Another common example is in active Sonar. In near range there is a lot of reverberation (volume reverberation), but as the transmitted pulse travels away from the sonar the reverberation drops and the system performance becomes limited by the ambient noise. In these two cases the sonar is operating in reverberation limited mode and noise limited modes respectively.
- Reverberation - Multiplicative - Increasing transmit power offers no improvement in SNR.
- Noise Limited - Additive noise - Increasing the transmit power improves the SNR.
This assumes a very simplistic model of underwater sound propagation. You will have other wave propagation effects mostly due to the sound velocity profile (Reverberation at surface/bottom, sound channels, convergence zones, etc).

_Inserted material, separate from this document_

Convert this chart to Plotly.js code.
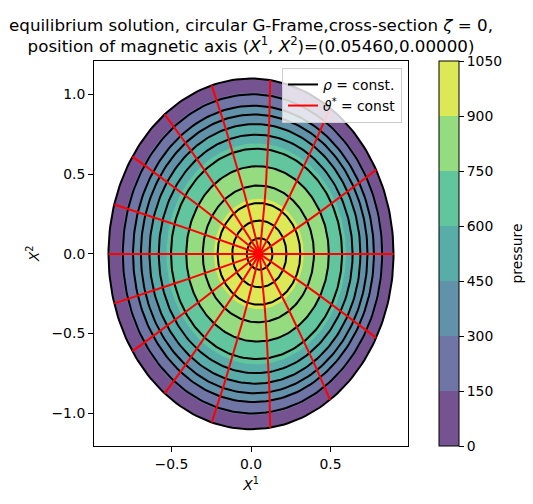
<!DOCTYPE html>
<html><head><meta charset="utf-8">
<script src="https://cdn.plot.ly/plotly-3.0.1.min.js"></script>
<style>html,body{margin:0;padding:0;background:#fff}</style>
</head><body><div id="chart" style="width:533px;height:504px"></div>
<script>
// ---- data ----
const axisPos = [0.05460, 0.00000];              // magnetic axis (X1, X2)
const semiAxes = [0.896, 1.10];                  // boundary half-width / half-height
const ringRho = [0.09, 0.19, 0.29, 0.39, 0.50, 0.60, 0.68, 0.74, 0.795, 0.845, 0.91, 1.0];
const ringShift = [0.0542, 0.0526, 0.0500, 0.0463, 0.0410, 0.0349, 0.0294, 0.0247, 0.0201, 0.0156, 0.0094, 0.0];
const thetaStarDeg = [0, 22.5, 45, 67.5, 90, 112.5, 135, 157.5, 180, 202.5, 225, 247.5, 270, 292.5, 315, 337.5];
const thetaOffsetDeg = 16;                       // geometric angle = theta* + offset*sin(theta*)
const pressureLevels = [0, 150, 300, 450, 600, 750, 900, 1050];
const pressureRho = [1.0, 0.92, 0.84, 0.745, 0.63, 0.50, 0.315];   // outer edge of each band
const pressureShift = [0.0, 0.0084, 0.0161, 0.0243, 0.0329, 0.0410, 0.0492];

// ---- styles ----
const bandColors = ['rgb(117,83,145)', 'rgb(111,118,166)', 'rgb(98,146,170)', 'rgb(89,173,169)',
                    'rgb(97,197,158)', 'rgb(149,219,128)', 'rgb(220,232,86)'];
const FONT = 'DejaVu Sans, sans-serif';
const NPT = 240;

function ellipse(shift, rho) {
  const xs = [], ys = [];
  for (let i = 0; i <= NPT; i++) {
    const t = 2 * Math.PI * i / NPT;
    xs.push(shift + semiAxes[0] * rho * Math.cos(t));
    ys.push(axisPos[1] + semiAxes[1] * rho * Math.sin(t));
  }
  return [xs, ys];
}

const traces = [];
// filled pressure bands (outer to inner)
pressureRho.forEach((r, i) => {
  const [xs, ys] = ellipse(pressureShift[i], r);
  traces.push({type: 'scatter', mode: 'lines', x: xs, y: ys, fill: 'toself',
    fillcolor: bandColors[i], line: {width: 0, color: bandColors[i]},
    showlegend: false, hoverinfo: 'skip'});
});

// rho = const rings
{
  const xs = [], ys = [];
  ringRho.forEach((r, i) => {
    const [ex, ey] = ellipse(ringShift[i], r);
    xs.push(...ex, null); ys.push(...ey, null);
  });
  traces.push({type: 'scatter', mode: 'lines', x: xs, y: ys, name: '<i>ρ</i> = const.',
    line: {color: '#000000', width: 2}, hoverinfo: 'skip'});
}

// theta* = const lines
{
  const xs = [], ys = [];
  const rhos = [0].concat(ringRho);
  const shifts = [axisPos[0]].concat(ringShift);
  thetaStarDeg.forEach(ts => {
    const t0 = ts * Math.PI / 180;
    const th = t0 + (thetaOffsetDeg * Math.PI / 180) * Math.sin(t0);
    rhos.forEach((r, j) => {
      xs.push(shifts[j] + semiAxes[0] * r * Math.cos(th));
      ys.push(axisPos[1] + semiAxes[1] * r * Math.sin(th));
    });
    xs.push(null); ys.push(null);
  });
  traces.push({type: 'scatter', mode: 'lines', x: xs, y: ys, name: '<i>ϑ</i><sup>*</sup> = const',
    line: {color: '#ff0000', width: 2}, hoverinfo: 'skip'});
}

// colorbar carrier
const nb = bandColors.length;
const cscale = [];
bandColors.forEach((c, i) => { cscale.push([i / nb, c]); cscale.push([(i + 1) / nb, c]); });
traces.push({type: 'scatter', mode: 'markers', x: [axisPos[0]], y: [axisPos[1]],
  showlegend: false, hoverinfo: 'skip',
  marker: {size: 1, opacity: 0, color: [0], cmin: pressureLevels[0], cmax: pressureLevels[pressureLevels.length - 1],
    colorscale: cscale, showscale: true,
    colorbar: {x: 1.0987, xanchor: 'left', xref: 'paper', y: 0.5, yanchor: 'middle',
      len: 1, lenmode: 'fraction', thickness: 20, thicknessmode: 'pixels', xpad: 0, ypad: 0,
      outlinewidth: 1, outlinecolor: '#000', ticks: 'outside', ticklen: 5, tickwidth: 1, tickcolor: '#000',
      tickvals: pressureLevels, ticktext: pressureLevels.map(String),
      tickfont: {family: FONT, size: 13.9, color: '#000'}}}});

const axisCommon = {showgrid: false, zeroline: false, showline: true, mirror: true, linecolor: '#000', linewidth: 1,
  ticks: 'outside', ticklen: 5, tickwidth: 1, tickcolor: '#000', tickformat: '.1f',
  tickfont: {family: FONT, size: 13.9, color: '#000'}};

const layout = {
  width: 533, height: 504, autosize: false,
  margin: {l: 94, r: 125, t: 61, b: 58},
  paper_bgcolor: '#fff', plot_bgcolor: '#fff',
  font: {family: FONT, color: '#000'},
  title: {text: 'equilibrium solution, circular G-Frame,cross-section <i>ζ</i> = 0,<br>position of magnetic axis (<i>X</i><sup>1</sup>, <i>X</i><sup>2</sup>)=(0.05460,0.00000)',
    x: 0.5, xref: 'paper', xanchor: 'center', y: 0.939, yref: 'container', yanchor: 'top',
    font: {family: FONT, size: 16.7, color: '#000'}},
  xaxis: Object.assign({}, axisCommon, {range: [-0.987, 0.987], tickvals: [-0.5, 0, 0.5],
    title: {text: '<i>X</i><sup>1</sup>', standoff: 9, font: {family: FONT, size: 13.9, color: '#000'}}}),
  yaxis: Object.assign({}, axisCommon, {range: [-1.205, 1.21], tickvals: [-1, -0.5, 0, 0.5, 1],
    title: {text: '<i>X</i><sup>2</sup>', standoff: 8, font: {family: FONT, size: 13.9, color: '#000'}}}),
  legend: {x: 0.981, xanchor: 'right', y: 0.982, yanchor: 'top', bgcolor: 'rgba(255,255,255,0.8)',
    bordercolor: '#cccccc', borderwidth: 1, font: {family: FONT, size: 13.9, color: '#000'}, itemwidth: 30},
  annotations: [{text: 'pressure', xref: 'paper', yref: 'paper', x: 1.347, y: 0.5, xanchor: 'center', yanchor: 'middle',
    textangle: -90, showarrow: false, font: {family: FONT, size: 13.9, color: '#000'}}],
  showlegend: true
};

Plotly.newPlot('chart', traces, layout, {displayModeBar: false, staticPlot: true});
</script>
</body></html>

So within a single system you can have both. In what mode of operation will determine which type of noise dominates. It should also be noted that the noise may not be entirely multiplicative or entirely additive. You can have noise which contains elements of both. In this situation you will get some SNR improvement but it may not be linearly related to the increase in transmit power.
It really will depend on the application. One way to think about it is: what is the relationship between what you can measure and what you want to know?
If what you want to know is almost the same as what you can measure, but there are spurious peaks or troughs around "the truth", then additive noise is probably what you should select.
More generally, additive noise is likely if there is a linear (or affine) relationship between the value and the measurement.
If what you want to know is related to what you can measure by the energy in the measurements, then you may want to choose multiplicative noise.
More generally, multiplicative noise is likely if there is a (highly) nonlinear relationship between the value and the measurement.